Tonight’s televisual entertainment was twofold. A repeat (I missed it the first time round, dunno about you) of Bill Oddie’s How To Watch Wildlife saw everyone’s shortest Goodie meandering around his manor of Hampstead Heath extolling the various natural virtues of said urban wilderness through each of the four seasons.The difference between Oddie’s style of wildlife presenting and David Attenborough’s current series Planet Earth couldn’t be more different. Attenborough’s relaxed, measured narration is the to Oddie’s frantic bumbling and constant self-interruption. “As you can see up in this tree is a – Oooh hang on, there’s a kingfisher! Look!”

I’m sure one would never catch our Dave kicking through piles of autumn leaves (totally unheeding of the hidden perils left by the four-legged visitors to the Heath), whilst informing viewers that in America autumn is referred to as “The Fall” then bursting into a Frank Sinatra number. I felt quite sorry for Bill when the lack of fauna that weren’t crows started to get to him a little in winter. Infront of the overcast and bleak view out to Canary Wharf, he urged the viewer to “regularly visit your local patch – every day if you can.” Needless to say there were no scenes shot at dusk. Bill must keep those to himself. “I like to be where it’s at, where the action is, but without the Heath I would go totally nuts.” Right you are Bill.

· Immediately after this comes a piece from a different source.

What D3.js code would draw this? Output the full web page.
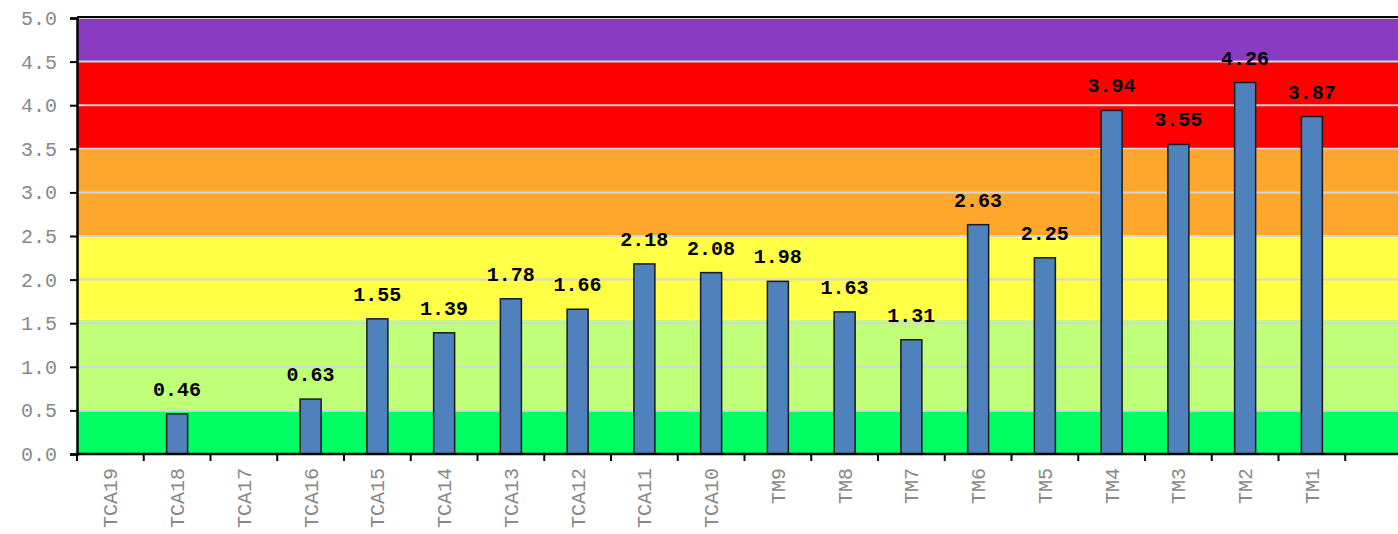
<!DOCTYPE html>
<html><head><meta charset="utf-8">
<script src="https://cdn.jsdelivr.net/npm/d3@7"></script>
<style>body{margin:0;background:#fff;}svg{display:block;}</style>
</head><body>
<svg id="c" width="1398" height="534"></svg>
<script>
const categories = ["TCA19","TCA18","TCA17","TCA16","TCA15","TCA14","TCA13","TCA12","TCA11","TCA10","TM9","TM8","TM7","TM6","TM5","TM4","TM3","TM2","TM1"];
const values = [null,0.46,null,0.63,1.55,1.39,1.78,1.66,2.18,2.08,1.98,1.63,1.31,2.63,2.25,3.94,3.55,4.26,3.87];
const yTicks = [0,0.5,1,1.5,2,2.5,3,3.5,4,4.5,5];
const bandLow = [0,0.49,1.54,2.5,3.49,4.5];
const bandHigh = [0.49,1.54,2.5,3.49,4.5,5];
const bandColors = ["#00ff62","#c0ff78","#ffff45","#ffa62d","#ff0000","#893cc1"];

(function(){
const svg = d3.select("#c");
const mL = 77, mT = 18, mB = 454, mR = 1398;
const bw = 66.75;
const font = "'Courier New', Courier, 'Liberation Mono', monospace";
const x = d3.scaleBand().domain(categories).range([mL, mL + bw*categories.length]).paddingInner(0).paddingOuter(0);
const y = d3.scaleLinear().domain([0,5]).range([mB, mT]);

svg.append("g").selectAll("rect").data(bandLow).join("rect")
  .attr("x", mL).attr("width", mR-mL)
  .attr("y", (d,i)=>y(bandHigh[i])).attr("height",(d,i)=>y(d)-y(bandHigh[i]))
  .attr("fill",(d,i)=>bandColors[i]);

svg.append("g").selectAll("line").data(yTicks.filter(t=>t>0)).join("line")
  .attr("x1", mL).attr("x2", mR).attr("y1", d=>y(d)).attr("y2", d=>y(d))
  .attr("stroke","#d6d6d6").attr("stroke-width",2);

svg.append("line").attr("x1",mL).attr("x2",mR).attr("y1",mT-1).attr("y2",mT-1).attr("stroke","#000").attr("stroke-width",2);

const data = categories.map((c,i)=>({c, v: values[i]})).filter(d=>d.v!=null);
const barW = 21;
svg.append("g").selectAll("rect").data(data).join("rect")
  .attr("x", d=>x(d.c)+x.bandwidth()/2-barW/2).attr("width", barW)
  .attr("y", d=>y(d.v)).attr("height", d=>y(0)-y(d.v))
  .attr("fill","#4f81bd").attr("stroke","#1a1a1a").attr("stroke-width",1.5);

svg.append("g").selectAll("text").data(data).join("text")
  .attr("x", d=>x(d.c)+x.bandwidth()/2).attr("y", d=>y(d.v)-18)
  .attr("text-anchor","middle")
  .style("font-family",font).style("font-weight","bold").style("font-size","20px")
  .attr("fill","#000").text(d=>d.v.toFixed(2));

const yAxis = svg.append("g").attr("transform",`translate(${mL},0)`)
  .call(d3.axisLeft(y).tickValues(yTicks).tickFormat(d3.format(".1f")).tickSize(7).tickPadding(13));
yAxis.select(".domain").attr("stroke","#000").attr("stroke-width",2.5);
yAxis.selectAll(".tick line").attr("stroke","#000").attr("stroke-width",2);
yAxis.selectAll(".tick text").attr("fill","#888")
  .style("font-family",font).style("font-size","20px");

const xAxis = svg.append("g").attr("transform",`translate(0,${mB})`);
xAxis.append("line").attr("x1",mL-1).attr("x2",mR).attr("y1",0).attr("y2",0).attr("stroke","#000").attr("stroke-width",2.5);
const tickPos = d3.range(categories.length+1).map(i=>mL + i*x.bandwidth());
xAxis.selectAll("line.tk").data(tickPos).join("line").attr("class","tk")
  .attr("x1",d=>d).attr("x2",d=>d).attr("y1",0).attr("y2",7).attr("stroke","#000").attr("stroke-width",2);
xAxis.selectAll("text").data(categories).join("text")
  .attr("transform", d=>`translate(${x(d)+x.bandwidth()/2+7},14) rotate(-90)`)
  .attr("text-anchor","end").attr("fill","#888")
  .style("font-family",font).style("font-size","20px")
  .text(d=>d);
})();
</script>
</body></html>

I’ve only visited Hampstead Heath a couple of times. On my next visit I will make sure to look out for the two escaped green parakeets that live there (“I prefer the story that they once belonged to Jimi Hendrix!”). No such tropical fauna or seamless link to this week’s Ghost Whisperer – a bizarre episode where Jenny Love Hewitt visits a circus. Without revealing too many spoilers, our Jen sorts out a magician (defiant), his brother (dead), his wife (psychic AND pregnant) and A HORRID VENTRILOQUIST’S DUMMY NOES. Add to that a fair few plot threads that aren’t resolved at all and an abrupt ending with Jenny in tears, and you have the makings of classic telly.